Wednesday, February 3, 2010

Galloping

So today we met with our Midwife, Maria, who's really wonderful. I realize that the fact that we're doing a homebirth may be news to some of you, but I'll let Cati post later about why she decided to go that route. Anyway, we had a nice long intake conversation with her on various topics, and then went to do various testing. As I've mentioned before to some of you, we've heard what we thought was the heart a couple times now, but as it turns out what we were hearing was the heartBEAT, but not the actual heart. Today, we heard the usual woosh woosh, but then she said she was going to let us hear the heart too. I had no idea what she meant, but she said it would sound different, and we'd know. She searched around for awhile on Cati's belly, and we heard lots of different volumes of woosh woosh, and then suddenly there it was, and we both knew it right away. It's a little gallop, calip calop calip calop...Wow. That really knocked me over. The woosh is amazing enough, but that gallop is the real deal, it sounds little and cute and human and surging to be alive.
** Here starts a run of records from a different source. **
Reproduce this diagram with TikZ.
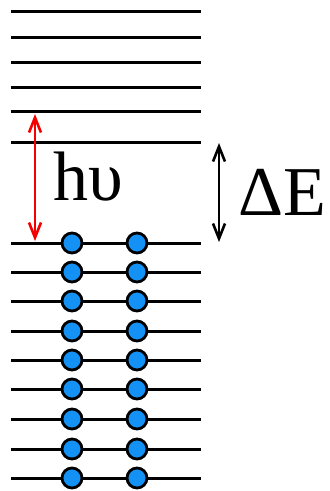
\documentclass[tikz,border=0pt]{standalone}
\usepackage{fontspec}
\setmainfont{Liberation Serif}
\usetikzlibrary{arrows.meta,positioning}
\definecolor{electronblue}{RGB}{20,145,245}
\definecolor{photonred}{RGB}{245,0,0}

\begin{document}
\begin{tikzpicture}[
    x=1pt, y=-1pt,
    level/.style={line width=3pt},
    electron/.style={circle, draw, line width=2.8pt, fill=electronblue,
                     minimum size=20pt, inner sep=0pt},
    dbl/.style={{Straight Barb[length=15pt,width=12pt]}-{Straight Barb[length=15pt,width=12pt]},
                line width=2.6pt},
    big/.style={font=\fontsize{70}{80}\selectfont, inner sep=0pt}
]
    \useasboundingbox (0,0) rectangle (330,491);

    % empty levels (conduction)
    \foreach \y [count=\i] in {11,37,62,87,111,142} {
        \coordinate (u\i) at (11,\y);
        \draw[level] (u\i) -- ++(190,0);
    }
    % filled levels (valence)
    \foreach \y [count=\i] in {243,272,301,331,360,389,419,449,478} {
        \coordinate (f\i) at (11,\y);
        \draw[level] (f\i) -- ++(190,0);
        \node[electron] (a\i) at (72,\y) {};
        \node[electron] (b\i) at (137,\y) {};
    }

    % photon and gap
    \coordinate (ptop) at (35,114);
    \coordinate (pbot) at (35,241);
    \coordinate (gtop) at (219,143);
    \coordinate (gbot) at (219,242);
    \draw[dbl, photonred] (ptop) -- (pbot);
    \draw[dbl] (gtop) -- (gbot);

    \node[big, anchor=base west] (hv) at (53,200) {hυ};
    \node[big, anchor=base west] (dE) at (238,215) {ΔE};
\end{tikzpicture}
\end{document}
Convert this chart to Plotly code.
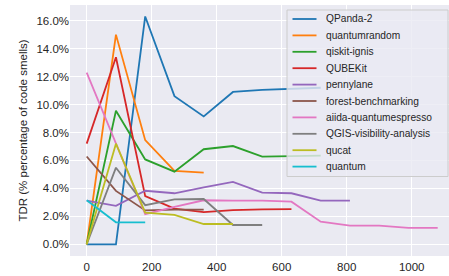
import plotly.graph_objects as go

x_step = [0, 90, 180, 270, 360, 450, 540, 630, 720, 810, 900, 990, 1080]

names = ["QPanda-2", "quantumrandom", "qiskit-ignis", "QUBEKit", "pennylane",
         "forest-benchmarking", "aiida-quantumespresso", "QGIS-visibility-analysis",
         "qucat", "quantum"]

qpanda2 = [0.0, 0.0, 16.3, 10.6, 9.15, 10.9, 11.05, 11.15, 11.2]
quantumrandom = [0.0, 15.0, 7.45, 5.25, 5.12]
qiskit_ignis = [0.0, 9.55, 6.07, 5.2, 6.8, 7.03, 6.27, 6.32, 6.35]
qubekit = [7.2, 13.38, 3.45, 2.55, 2.3, 2.45, 2.5, 2.52]
pennylane = [3.12, 2.75, 3.83, 3.65, 4.07, 4.47, 3.69, 3.65, 3.12, 3.12]
forest_benchmarking = [6.28, 3.82, 2.42, 2.48, 2.48]
aiida_qe = [12.28, 7.2, 2.15, 2.68, 3.15, 3.12, 3.12, 3.05, 1.62, 1.33, 1.33, 1.17, 1.17]
qgis_va = [0.0, 5.48, 2.8, 3.22, 3.24, 1.38, 1.38]
qucat = [0.0, 7.2, 2.27, 2.1, 1.45, 1.45]
quantum = [3.15, 1.57, 1.57]

series = [qpanda2, quantumrandom, qiskit_ignis, qubekit, pennylane,
          forest_benchmarking, aiida_qe, qgis_va, qucat, quantum]

colors = ["#1f77b4", "#ff7f0e", "#2ca02c", "#d62728", "#9467bd",
          "#8c564b", "#e377c2", "#7f7f7f", "#bcbd22", "#17becf"]

y_ticks = [0, 2, 4, 6, 8, 10, 12, 14, 16]
y_tick_labels = [f"{v:.1f}%" for v in y_ticks]
x_ticks = [0, 200, 400, 600, 800, 1000]

W, H = 449, 276
ML, MR, MT, MB = 70, 0, 5, 20
PW, PH = W - ML - MR, H - MT - MB


def px_x(p):
    return (p - ML) / PW


def px_y(p):
    return (H - MB - p) / PH


fig = go.Figure()
for name, vals, col in zip(names, series, colors):
    fig.add_trace(go.Scatter(
        x=x_step[:len(vals)], y=vals, mode="lines", name=name,
        line=dict(color=col, width=1.8), showlegend=False))

# legend box (drawn to match the reference's compact legend)
shapes = [dict(type="rect", xref="paper", yref="paper", layer="above",
               x0=px_x(287), x1=px_x(448), y0=px_y(176.5), y1=px_y(10),
               fillcolor="rgba(234,234,242,0.8)",
               line=dict(color="#cccccc", width=1))]
annotations = []
for i, (name, col) in enumerate(zip(names, colors)):
    yy = 19 + 16.4 * i
    shapes.append(dict(type="line", xref="paper", yref="paper", layer="above",
                       x0=px_x(292.5), x1=px_x(316.5), y0=px_y(yy), y1=px_y(yy),
                       line=dict(color=col, width=1.8)))
    annotations.append(dict(text=name, xref="paper", yref="paper",
                            x=px_x(324), y=px_y(yy), xanchor="left", yanchor="middle",
                            showarrow=False, font=dict(size=10.2, color="#262626")))

fig.update_layout(
    width=W, height=H,
    margin=dict(l=ML, r=MR, t=MT, b=MB),
    paper_bgcolor="white",
    plot_bgcolor="#EAEAF2",
    font=dict(family="Liberation Sans, Arial, sans-serif", size=11.5, color="#262626"),
    showlegend=False,
    shapes=shapes,
    annotations=annotations,
    xaxis=dict(
        range=[-51.4, 1114.8], tickvals=x_ticks, showgrid=True, gridcolor="white",
        gridwidth=1, zeroline=False, showline=False, ticks="",
        tickfont=dict(size=11.5), ticklabelstandoff=2, automargin=False,
    ),
    yaxis=dict(
        range=[-0.838, 17.12], tickvals=y_ticks, ticktext=y_tick_labels,
        showgrid=True, gridcolor="white", gridwidth=1, zeroline=False,
        showline=False, ticks="", automargin=False,
        tickfont=dict(size=11.5),
        title=dict(text="TDR (% percentage of code smells)", standoff=6,
                   font=dict(size=11.5)),
    ),
)

fig.write_html("out.html", config={"displayModeBar": False},
               post_script="document.body.style.margin='0';")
It's hard to even explain what part of you it touches, it's just a place that makes you feel like you're going to break apart and then reassemble in beams of light that jump in all directions. Not like a normal emotion I've ever felt. Cati's response is usually to giggle, and I can't say I blame her. It makes the doppler go crazy, breaking into loud static from the force of her insensible joy.


Tuesday, February 2, 2010

Belly on February 2nd


Oh my, how she has grown! That ain't just potato chips! Though the iPhone app tells me root vegetables are still involved, as the little bugger is now the size of a turnip. I have a nice picture in my head of a little turnipy cowlick. Apparently he/she can now hear pretty well, so we've taken to singing to him/her more often. This serves two purposes: One, so she/he can be lulled by Cati's lovely voice, and two, so he/she doesn't have a heartattack the first time she hears me sing.

Belly on January 2nd


Here she is, at our inaugural picture. This is probably mostly potato chips.